EXERCISE TASK - Each line of the data that includes the string "this" is to be copied out.

____________

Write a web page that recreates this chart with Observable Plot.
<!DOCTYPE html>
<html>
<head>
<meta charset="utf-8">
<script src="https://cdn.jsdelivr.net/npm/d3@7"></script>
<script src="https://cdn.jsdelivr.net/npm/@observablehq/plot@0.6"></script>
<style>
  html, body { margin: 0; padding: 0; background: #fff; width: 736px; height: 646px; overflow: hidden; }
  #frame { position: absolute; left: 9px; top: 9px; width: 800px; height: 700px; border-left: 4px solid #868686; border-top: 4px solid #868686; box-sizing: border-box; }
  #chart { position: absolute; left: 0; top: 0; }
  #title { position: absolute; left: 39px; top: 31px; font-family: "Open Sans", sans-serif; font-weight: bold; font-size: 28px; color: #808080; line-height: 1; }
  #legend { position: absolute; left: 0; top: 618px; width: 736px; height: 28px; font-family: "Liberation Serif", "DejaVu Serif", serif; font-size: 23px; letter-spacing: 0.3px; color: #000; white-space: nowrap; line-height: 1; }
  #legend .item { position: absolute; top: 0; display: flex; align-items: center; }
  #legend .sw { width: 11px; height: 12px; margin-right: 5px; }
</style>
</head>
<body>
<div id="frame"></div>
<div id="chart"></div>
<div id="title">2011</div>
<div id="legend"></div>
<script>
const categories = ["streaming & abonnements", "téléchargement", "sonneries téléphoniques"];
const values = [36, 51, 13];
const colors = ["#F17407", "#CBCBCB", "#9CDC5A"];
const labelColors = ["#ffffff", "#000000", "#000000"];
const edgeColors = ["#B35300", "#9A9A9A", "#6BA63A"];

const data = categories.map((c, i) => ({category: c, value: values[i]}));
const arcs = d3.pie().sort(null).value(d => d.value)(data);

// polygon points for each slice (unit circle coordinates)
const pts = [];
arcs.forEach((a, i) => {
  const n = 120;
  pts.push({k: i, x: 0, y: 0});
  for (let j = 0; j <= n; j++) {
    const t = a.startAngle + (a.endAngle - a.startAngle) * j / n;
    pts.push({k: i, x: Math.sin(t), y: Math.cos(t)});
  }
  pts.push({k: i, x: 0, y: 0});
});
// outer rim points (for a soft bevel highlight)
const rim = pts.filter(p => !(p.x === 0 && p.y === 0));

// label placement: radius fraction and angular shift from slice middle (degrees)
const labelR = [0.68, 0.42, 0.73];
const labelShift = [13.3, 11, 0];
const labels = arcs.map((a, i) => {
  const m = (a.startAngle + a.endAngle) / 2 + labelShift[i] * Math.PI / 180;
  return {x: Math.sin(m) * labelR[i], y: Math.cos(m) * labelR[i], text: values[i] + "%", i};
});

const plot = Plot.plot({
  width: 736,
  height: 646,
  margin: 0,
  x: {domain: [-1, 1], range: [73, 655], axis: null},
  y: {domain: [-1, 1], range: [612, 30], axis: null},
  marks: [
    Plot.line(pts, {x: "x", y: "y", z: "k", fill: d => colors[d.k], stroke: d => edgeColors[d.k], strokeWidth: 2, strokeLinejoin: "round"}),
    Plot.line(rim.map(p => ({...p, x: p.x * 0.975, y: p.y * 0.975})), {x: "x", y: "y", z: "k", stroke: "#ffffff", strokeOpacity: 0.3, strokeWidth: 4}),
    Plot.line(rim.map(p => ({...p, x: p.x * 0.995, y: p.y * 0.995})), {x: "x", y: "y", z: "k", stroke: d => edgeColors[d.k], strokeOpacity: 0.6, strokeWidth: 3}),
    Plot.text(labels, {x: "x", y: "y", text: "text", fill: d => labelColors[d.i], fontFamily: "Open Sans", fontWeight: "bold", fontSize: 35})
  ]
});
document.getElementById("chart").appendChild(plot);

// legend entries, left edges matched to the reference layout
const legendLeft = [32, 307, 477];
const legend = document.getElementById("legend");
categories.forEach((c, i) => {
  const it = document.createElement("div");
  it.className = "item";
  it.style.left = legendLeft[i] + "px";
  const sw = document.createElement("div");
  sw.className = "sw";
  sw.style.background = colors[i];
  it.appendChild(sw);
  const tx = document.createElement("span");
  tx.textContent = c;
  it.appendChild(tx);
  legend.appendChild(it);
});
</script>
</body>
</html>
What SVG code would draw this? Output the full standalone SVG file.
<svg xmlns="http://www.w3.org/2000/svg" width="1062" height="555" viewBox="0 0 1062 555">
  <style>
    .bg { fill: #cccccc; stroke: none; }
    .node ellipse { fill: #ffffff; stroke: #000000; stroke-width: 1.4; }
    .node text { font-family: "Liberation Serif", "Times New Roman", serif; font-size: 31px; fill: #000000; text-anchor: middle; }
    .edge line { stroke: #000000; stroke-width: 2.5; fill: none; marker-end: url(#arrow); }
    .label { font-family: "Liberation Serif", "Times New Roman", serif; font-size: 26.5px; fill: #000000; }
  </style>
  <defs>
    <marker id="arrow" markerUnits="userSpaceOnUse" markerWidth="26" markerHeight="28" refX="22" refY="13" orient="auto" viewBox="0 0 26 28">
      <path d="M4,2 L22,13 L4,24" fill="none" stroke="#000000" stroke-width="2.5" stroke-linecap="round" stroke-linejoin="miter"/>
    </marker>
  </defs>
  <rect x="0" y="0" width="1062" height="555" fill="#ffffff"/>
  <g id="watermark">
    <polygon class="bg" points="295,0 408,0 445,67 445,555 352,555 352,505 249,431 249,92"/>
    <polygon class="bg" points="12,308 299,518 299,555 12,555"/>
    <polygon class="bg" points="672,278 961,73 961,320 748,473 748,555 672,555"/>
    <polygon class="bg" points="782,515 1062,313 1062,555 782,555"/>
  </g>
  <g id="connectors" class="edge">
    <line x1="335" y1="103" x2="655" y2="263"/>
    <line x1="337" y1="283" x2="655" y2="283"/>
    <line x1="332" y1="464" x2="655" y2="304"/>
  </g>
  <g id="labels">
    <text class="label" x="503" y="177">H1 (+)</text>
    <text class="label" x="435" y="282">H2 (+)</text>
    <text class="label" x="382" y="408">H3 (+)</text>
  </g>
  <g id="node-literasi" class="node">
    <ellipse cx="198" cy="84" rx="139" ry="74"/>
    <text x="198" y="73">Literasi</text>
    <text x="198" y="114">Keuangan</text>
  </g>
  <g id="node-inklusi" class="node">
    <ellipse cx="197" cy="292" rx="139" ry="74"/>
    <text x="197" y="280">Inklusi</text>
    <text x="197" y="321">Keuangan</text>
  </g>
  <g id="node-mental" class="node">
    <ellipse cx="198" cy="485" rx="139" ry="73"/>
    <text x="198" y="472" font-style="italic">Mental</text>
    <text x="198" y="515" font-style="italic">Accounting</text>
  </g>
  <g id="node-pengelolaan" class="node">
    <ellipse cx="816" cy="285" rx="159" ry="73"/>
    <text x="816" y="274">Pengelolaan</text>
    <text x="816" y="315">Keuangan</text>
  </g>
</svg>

____________

COMPLETED EXERCISE -
Write a web page that recreates this chart with Observable Plot.
What SVG code would draw this? Output the full standalone SVG file.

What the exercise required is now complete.